The restaurant was ten minutes away. I got into my car and rolled down the window. Jane waved from her balcony. “Don’t do anything I wouldn’t do!” she yelled as I peeled out from the front of her building. I got a text from Eli saying he was parking at the restaurant. I hadn’t even thought about Eli all night. All I could think about was drinking. And Oliver.
The last time I saw Oliver was that day in his office. He was unusually quiet, so I brewed a pot of fresh coffee and brought him a cup, thinking he was tired and needed a pick me up. I walked into his office and his hushed voice stopped. His bright expression he had looking at his computer screen froze. His entire body turned from mine. He was hiding something. Then I heard her voice, and I knew.
His coworker had been an issue for some time. I never had any proof, any receipts, any rhyme or reason for knowing something had been going on with this girl but man, I knew. Every holiday party, dinner party, birthday party, the glazes between them seemed to linger a little too long. Their conversations were always a little too intimate. For as close as they seemed in person, he never had her number saved in his phone. And then the “late work nights” started happening. He swore nothing was going on. I felt crazy then, I still feel crazy now.
He cheated. He cheated for a long time. I never noticed because we were both so busy with our own lives. It took a pandemic and forced time together for me to see who my husband really was. There are times that I wish I never walked in the office that day and there are times that I am so proud of myself for walking out and never looking back. I felt proud then, I still feel proud now.
I left the window rolled down as I drove. I had fresh makeup and hair that the wind could ruin but I didn’t care, it felt so good. I wasn’t driving towards the love of my life or a life changing experience. I was just driving. I needed this.
Seeing Eli for the first time in a long time was wonderful, don’t get me wrong. I recognized his masked face right away. We exchanged hellos and grabbed a table. We sat down and he took his mask off, his teeth were purple. He was drinking before the date, just like I would’ve been.
My heart started pounding. The ambiance of a busy restaurant was dizzying. To be sitting at a dinner table with someone other than my husband made it feel even more surreal.

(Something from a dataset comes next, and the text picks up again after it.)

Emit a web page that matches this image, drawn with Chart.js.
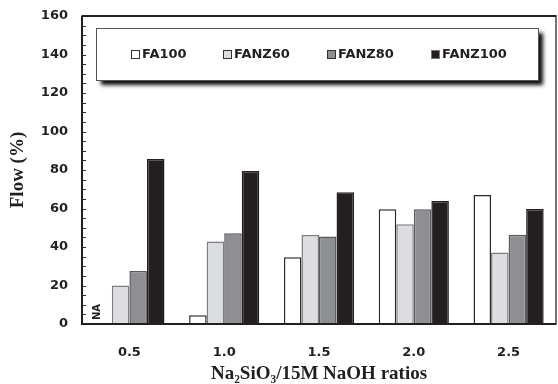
<!DOCTYPE html>
<html>
<head>
<meta charset="utf-8">
<script src="https://cdn.jsdelivr.net/npm/chart.js@4.4.1/dist/chart.umd.min.js"></script>
<style>
  html, body { margin: 0; padding: 0; background: #fff; }
  #wrap { width: 558px; height: 384px; }
</style>
</head>
<body>
<div id="wrap"><canvas id="flowChart"></canvas></div>
<script>
const ratios = ["0.5", "1.0", "1.5", "2.0", "2.5"];
const fa100 = [null, 4.5, 34.7, 59.6, 67];
const fanz60 = [20, 42.8, 46.2, 51.8, 37.2];
const fanz80 = [27.5, 47.2, 45.5, 59.6, 46.3];
const fanz100 = [85.7, 79.5, 68.4, 63.9, 59.7];
const yTicks = [0, 20, 40, 60, 80, 100, 120, 140, 160];

const ink = "#231f20";
const tickFont = { family: "DejaVu Sans", size: 13, weight: "bold" };
const titleFont = { family: "Liberation Serif", size: 19, weight: "bold", lineHeight: 1 };

const series = [
  { label: "FA100", data: fa100, bg: "#ffffff", border: "#2a2a2a" },
  { label: "FANZ60", data: fanz60, bg: "#dcdde0", border: "#7d7d7d" },
  { label: "FANZ80", data: fanz80, bg: "#8e8f93", border: "#5a5a5a" },
  { label: "FANZ100", data: fanz100, bg: ink, border: ink },
];

// frame, minor ticks, legend box and the "NA" note
const decorations = {
  id: "decorations",
  afterDraw(chart) {
    const { ctx, chartArea: a, scales } = chart;
    const y = scales.y, x = scales.x;
    ctx.save();

    // minor ticks inside the left axis
    ctx.strokeStyle = "#333";
    ctx.lineWidth = 1;
    for (let v = 0; v <= 160; v += 5) {
      const py = Math.round(y.getPixelForValue(v)) + 0.5;
      ctx.beginPath();
      ctx.moveTo(a.left, py);
      ctx.lineTo(a.left + 4, py);
      ctx.stroke();
    }

    // frame
    ctx.strokeStyle = "#444";
    ctx.lineWidth = 1.5;
    ctx.strokeRect(a.left, a.top, a.right - a.left, a.bottom - a.top);
    ctx.strokeStyle = ink;
    ctx.lineWidth = 2;
    ctx.beginPath();
    ctx.moveTo(a.left, a.top);
    ctx.lineTo(a.left, a.bottom);
    ctx.lineTo(a.right, a.bottom);
    ctx.moveTo(a.left, a.top);
    ctx.lineTo(a.right, a.top);
    ctx.stroke();

    // NA label where FA100 at 0.5 would be
    const catW = (a.right - a.left) / ratios.length;
    const barW = catW * 0.74 / series.length;
    const naX = x.getPixelForValue(0) - 1.5 * barW - 6;
    ctx.translate(naX, a.bottom - 12);
    ctx.rotate(-Math.PI / 2);
    ctx.fillStyle = ink;
    ctx.font = "bold 10px 'DejaVu Sans'";
    ctx.textAlign = "center";
    ctx.textBaseline = "middle";
    ctx.fillText("NA", 0, 0);
    ctx.setTransform(1, 0, 0, 1, 0, 0);

    // legend box with shadow
    const bx = 96, by = 28, bw = 442, bh = 52;
    ctx.shadowColor = "rgba(0,0,0,0.95)";
    ctx.shadowBlur = 4;
    ctx.shadowOffsetX = 5;
    ctx.shadowOffsetY = 5;
    ctx.fillStyle = "#fff";
    ctx.fillRect(bx, by, bw, bh);
    ctx.shadowColor = "transparent";
    ctx.strokeStyle = "#555";
    ctx.lineWidth = 1;
    ctx.strokeRect(bx + 0.5, by + 0.5, bw, bh);

    const itemX = [131, 223, 327, 431];
    ctx.font = "bold 13px 'DejaVu Sans'";
    ctx.textAlign = "left";
    ctx.textBaseline = "middle";
    series.forEach((s, i) => {
      ctx.fillStyle = s.bg;
      ctx.fillRect(itemX[i], 50.5, 8, 8);
      ctx.strokeStyle = i === 3 ? "#777" : "#333";
      ctx.strokeRect(itemX[i] + 0.5, 50.5, 8, 8);
      ctx.fillStyle = ink;
      ctx.fillText(s.label, itemX[i] + 11, 54.5);
    });
    ctx.restore();
  },
};

new Chart(document.getElementById("flowChart"), {
  type: "bar",
  data: {
    labels: ratios,
    datasets: series.map((s) => ({
      label: s.label,
      data: s.data,
      backgroundColor: s.bg,
      borderColor: s.border,
      borderWidth: 1.5,
      borderSkipped: "bottom",
      categoryPercentage: 0.74,
      barPercentage: 1,
    })),
  },
  options: {
    responsive: true,
    maintainAspectRatio: false,
    animation: false,
    layout: { padding: { top: 16, right: 2, left: 0, bottom: 0 } },
    plugins: {
      legend: { display: false },
      tooltip: { enabled: false },
    },
    scales: {
      x: {
        grid: { display: false, drawTicks: false },
        border: { display: false },
        ticks: { color: ink, font: tickFont, padding: 21 },
        title: {
          display: true,
          text: "Na₂SiO₃/15M NaOH ratios",
          color: ink,
          font: titleFont,
          padding: { top: 0, bottom: 0 },
        },
        afterFit(scale) {
          scale.height = 60;
          scale.paddingLeft = 0;
          scale.paddingRight = 0;
        },
      },
      y: {
        min: 0,
        max: 160,
        afterBuildTicks(scale) { scale.ticks = yTicks.map((v) => ({ value: v })); },
        grid: { display: false, drawTicks: false },
        border: { display: false },
        ticks: { color: ink, font: tickFont, padding: 14 },
        title: {
          display: true,
          text: "Flow (%)",
          color: ink,
          font: titleFont,
          padding: { top: 9, bottom: 0 },
        },
        afterFit(scale) {
          scale.width = 82;
          scale.paddingTop = 0;
          scale.paddingBottom = 0;
        },
      },
    },
  },
  plugins: [decorations],
});
</script>
</body>
</html>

“It’s been a while, El. You look fantastic.” Eli’s voice sounded sweet.
“You look good too Eli.” Oh Jesus, the sound of “Ellie and Eli” was already making me cringe. I laughed to myself.
“What’s so funny?” He asked.
“Oh nothing, nothing. What’s good here?” I looked down at the menu to break his gaze. He really did look good. I felt butterflies. It felt nice. I needed this.
I looked at the wine list. I had been sober for two weeks and today was the first day I could finally feel myself having fun without the comfort of alcohol. Without the aid of booze I felt the wind in my hair, I felt pretty, I felt butterflies. I felt like myself. I didn’t need a drink.
The waiter came over to us. “Can I offer you a beverage to start? We have a very exclusive list of wine to choose from.”
“I’ll have a glass of Merlot, please.” Eli said. Both Eli and the waiter looked at me.
“I’m good with water, thank you.” I said and smiled, I needed this.